Source code of charts

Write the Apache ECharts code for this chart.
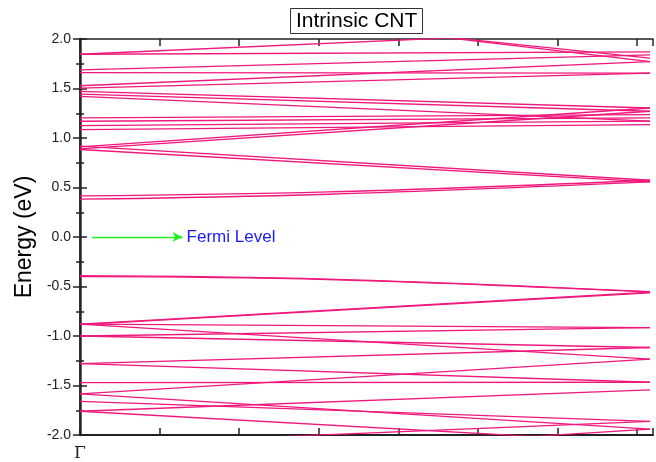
<!DOCTYPE html>
<html>
<head>
<meta charset="utf-8">
<script src="https://cdn.jsdelivr.net/npm/echarts@6/dist/echarts.min.js"></script>
<style>
  html, body { margin: 0; padding: 0; background: #fff; }
  #chart { width: 656px; height: 462px; }
</style>
</head>
<body>
<div id="chart"></div>
<script>
// band energies (eV) at Γ (k=0) and at the zone edge (k=1)
const gammaE = [
  -0.88, -0.885, -0.88, -1.0, -0.88, -1.0, -1.28, -1.28, -1.47, -1.585,
  -1.585, -1.66, -1.76, -1.76, -2.3, -2.1,
  0.918, 0.884, 0.91, 0.89, 1.085, 1.126, 1.169, 1.203, 1.42, 1.444,
  1.47, 1.504, 1.528, 1.66, 1.688, 1.846, 1.846, 2.45, 2.4
]
const edgeE = [
  -0.556, -0.565, -0.915, -0.915, -1.233, -1.116, -1.116, -1.467, -1.467, -1.233,
  -1.94, -1.863, -1.545, -2.08, -1.94, -1.863,
  0.573, 0.556, 1.303, 1.27, 1.136, 1.17, 1.203, 1.236, 1.17, 1.27,
  1.303, 1.655, 1.772, 1.655, 1.84, 2.1, 1.87, 1.772, 1.806
]
// bands that are flat near Γ, sampled at three k points
const curvedK = [0, 0.436, 1]
const curvedE = [
  [-0.40, -0.43, -0.556],
  [-0.39, -0.425, -0.552],
  [0.382, 0.432, 0.556],
  [0.415, 0.455, 0.573]
]
const fermiFrom = 0.021
const fermiTo = 0.18

const chart = echarts.init(document.getElementById('chart'))
const pink = '#f0187c'

const series = []
gammaE.forEach((e0, i) => {
  series.push({
    type: 'line', data: [[0, e0], [1, edgeE[i]]],
    symbol: 'none', silent: true,
    lineStyle: { color: pink, width: 1.3 }
  })
})
curvedE.forEach(row => {
  series.push({
    type: 'line', data: row.map((e, j) => [curvedK[j], e]),
    smooth: 0.4, symbol: 'none', silent: true,
    lineStyle: { color: pink, width: 1.3 }
  })
})
// Fermi level arrow
series.push({
  type: 'line', data: [], symbol: 'none',
  markLine: {
    silent: true,
    symbol: ['none', 'arrow'], symbolSize: [7, 10],
    lineStyle: { color: '#22ee22', width: 1.3, type: 'solid' },
    label: {
      show: true, position: 'end', formatter: 'Fermi Level',
      color: '#1a1aff', fontSize: 17, fontFamily: 'Liberation Sans', distance: 4
    },
    data: [[{ coord: [fermiFrom, 0] }, { coord: [fermiTo, 0] }]]
  }
})

const option = {
  animation: false,
  title: {
    text: 'Intrinsic CNT', left: 290, top: 8,
    padding: [3, 5, 2, 6],
    borderColor: '#333', borderWidth: 1,
    textStyle: { fontSize: 21, fontWeight: 'normal', color: '#000', fontFamily: 'Liberation Sans' }
  },
  grid: { left: 80, top: 39, width: 576, height: 398 },
  xAxis: [{
    type: 'value', min: 0, max: 1.0052, interval: 0.13962,
    axisLine: { onZero: false, lineStyle: { color: '#222', width: 2 } },
    axisTick: { inside: true, length: 7, lineStyle: { color: '#222', width: 1.5 } },
    splitLine: { show: false },
    axisLabel: {
      formatter: v => (v === 0 ? 'Γ' : ''), fontSize: 17, color: '#222',
      fontFamily: 'DejaVu Serif', margin: 10
    }
  }, {
    type: 'value', position: 'top', min: 0, max: 1.0052, interval: 0.13962,
    axisLine: { onZero: false, lineStyle: { color: '#222', width: 1.5 } },
    axisTick: { inside: true, length: 7, lineStyle: { color: '#222', width: 1.5 } },
    axisLabel: { show: false }, splitLine: { show: false }
  }],
  yAxis: [{
    type: 'value', min: -2, max: 2, interval: 0.5,
    name: 'Energy (eV)', nameLocation: 'middle', nameGap: 44,
    nameTextStyle: { fontSize: 23, color: '#000', fontFamily: 'Liberation Sans' },
    axisLine: { lineStyle: { color: '#333', width: 2.5 } },
    axisTick: { inside: true, length: 7, lineStyle: { color: '#222', width: 1.5 } },
    minorTick: { show: true, splitNumber: 2, length: 4, lineStyle: { color: '#222', width: 1.5 } },
    splitLine: { show: false },
    axisLabel: {
      formatter: v => v.toFixed(1), fontSize: 14, color: '#222',
      fontFamily: 'Liberation Sans', margin: 9
    }
  }, {
    type: 'value', position: 'right', min: -2, max: 2, interval: 0.5,
    axisLine: { lineStyle: { color: '#222', width: 1.5 } },
    axisTick: { inside: true, length: 7, lineStyle: { color: '#222', width: 1.5 } },
    minorTick: { show: true, splitNumber: 2, length: 4, lineStyle: { color: '#222', width: 1.5 } },
    axisLabel: { show: false }, splitLine: { show: false }
  }],
  series: series
}
chart.setOption(option)
</script>
</body>
</html>
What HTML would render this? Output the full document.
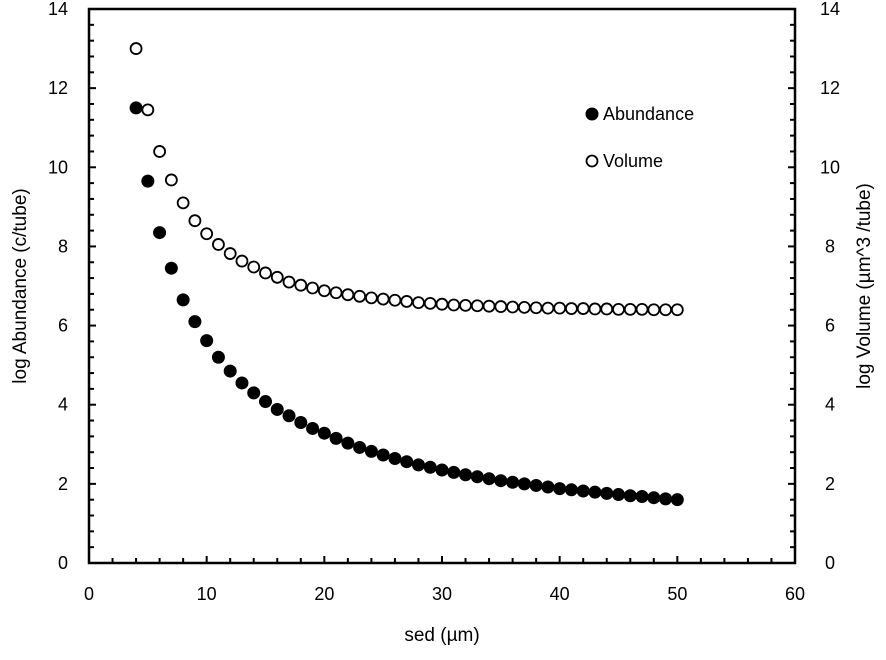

Given instruction
Repeat the material above word for word and skip every image in it.

Output of the task
Write the Apache ECharts code for this chart.
<!DOCTYPE html>
<html>
<head>
<meta charset="utf-8">
<script src="https://cdn.jsdelivr.net/npm/echarts@6/dist/echarts.min.js"></script>
<style>
  html, body { margin: 0; padding: 0; background: #fff; }
  #chart { width: 656px; height: 462px; }
</style>
</head>
<body>
<div id="chart"></div>
<script>
// band energies (eV) at Γ (k=0) and at the zone edge (k=1)
const gammaE = [
  -0.88, -0.885, -0.88, -1.0, -0.88, -1.0, -1.28, -1.28, -1.47, -1.585,
  -1.585, -1.66, -1.76, -1.76, -2.3, -2.1,
  0.918, 0.884, 0.91, 0.89, 1.085, 1.126, 1.169, 1.203, 1.42, 1.444,
  1.47, 1.504, 1.528, 1.66, 1.688, 1.846, 1.846, 2.45, 2.4
]
const edgeE = [
  -0.556, -0.565, -0.915, -0.915, -1.233, -1.116, -1.116, -1.467, -1.467, -1.233,
  -1.94, -1.863, -1.545, -2.08, -1.94, -1.863,
  0.573, 0.556, 1.303, 1.27, 1.136, 1.17, 1.203, 1.236, 1.17, 1.27,
  1.303, 1.655, 1.772, 1.655, 1.84, 2.1, 1.87, 1.772, 1.806
]
// bands that are flat near Γ, sampled at three k points
const curvedK = [0, 0.436, 1]
const curvedE = [
  [-0.40, -0.43, -0.556],
  [-0.39, -0.425, -0.552],
  [0.382, 0.432, 0.556],
  [0.415, 0.455, 0.573]
]
const fermiFrom = 0.021
const fermiTo = 0.18

const chart = echarts.init(document.getElementById('chart'))
const pink = '#f0187c'

const series = []
gammaE.forEach((e0, i) => {
  series.push({
    type: 'line', data: [[0, e0], [1, edgeE[i]]],
    symbol: 'none', silent: true,
    lineStyle: { color: pink, width: 1.3 }
  })
})
curvedE.forEach(row => {
  series.push({
    type: 'line', data: row.map((e, j) => [curvedK[j], e]),
    smooth: 0.4, symbol: 'none', silent: true,
    lineStyle: { color: pink, width: 1.3 }
  })
})
// Fermi level arrow
series.push({
  type: 'line', data: [], symbol: 'none',
  markLine: {
    silent: true,
    symbol: ['none', 'arrow'], symbolSize: [7, 10],
    lineStyle: { color: '#22ee22', width: 1.3, type: 'solid' },
    label: {
      show: true, position: 'end', formatter: 'Fermi Level',
      color: '#1a1aff', fontSize: 17, fontFamily: 'Liberation Sans', distance: 4
    },
    data: [[{ coord: [fermiFrom, 0] }, { coord: [fermiTo, 0] }]]
  }
})

const option = {
  animation: false,
  title: {
    text: 'Intrinsic CNT', left: 290, top: 8,
    padding: [3, 5, 2, 6],
    borderColor: '#333', borderWidth: 1,
    textStyle: { fontSize: 21, fontWeight: 'normal', color: '#000', fontFamily: 'Liberation Sans' }
  },
  grid: { left: 80, top: 39, width: 576, height: 398 },
  xAxis: [{
    type: 'value', min: 0, max: 1.0052, interval: 0.13962,
    axisLine: { onZero: false, lineStyle: { color: '#222', width: 2 } },
    axisTick: { inside: true, length: 7, lineStyle: { color: '#222', width: 1.5 } },
    splitLine: { show: false },
    axisLabel: {
      formatter: v => (v === 0 ? 'Γ' : ''), fontSize: 17, color: '#222',
      fontFamily: 'DejaVu Serif', margin: 10
    }
  }, {
    type: 'value', position: 'top', min: 0, max: 1.0052, interval: 0.13962,
    axisLine: { onZero: false, lineStyle: { color: '#222', width: 1.5 } },
    axisTick: { inside: true, length: 7, lineStyle: { color: '#222', width: 1.5 } },
    axisLabel: { show: false }, splitLine: { show: false }
  }],
  yAxis: [{
    type: 'value', min: -2, max: 2, interval: 0.5,
    name: 'Energy (eV)', nameLocation: 'middle', nameGap: 44,
    nameTextStyle: { fontSize: 23, color: '#000', fontFamily: 'Liberation Sans' },
    axisLine: { lineStyle: { color: '#333', width: 2.5 } },
    axisTick: { inside: true, length: 7, lineStyle: { color: '#222', width: 1.5 } },
    minorTick: { show: true, splitNumber: 2, length: 4, lineStyle: { color: '#222', width: 1.5 } },
    splitLine: { show: false },
    axisLabel: {
      formatter: v => v.toFixed(1), fontSize: 14, color: '#222',
      fontFamily: 'Liberation Sans', margin: 9
    }
  }, {
    type: 'value', position: 'right', min: -2, max: 2, interval: 0.5,
    axisLine: { lineStyle: { color: '#222', width: 1.5 } },
    axisTick: { inside: true, length: 7, lineStyle: { color: '#222', width: 1.5 } },
    minorTick: { show: true, splitNumber: 2, length: 4, lineStyle: { color: '#222', width: 1.5 } },
    axisLabel: { show: false }, splitLine: { show: false }
  }],
  series: series
}
chart.setOption(option)
</script>
</body>
</html>
What HTML would render this? Output the full document.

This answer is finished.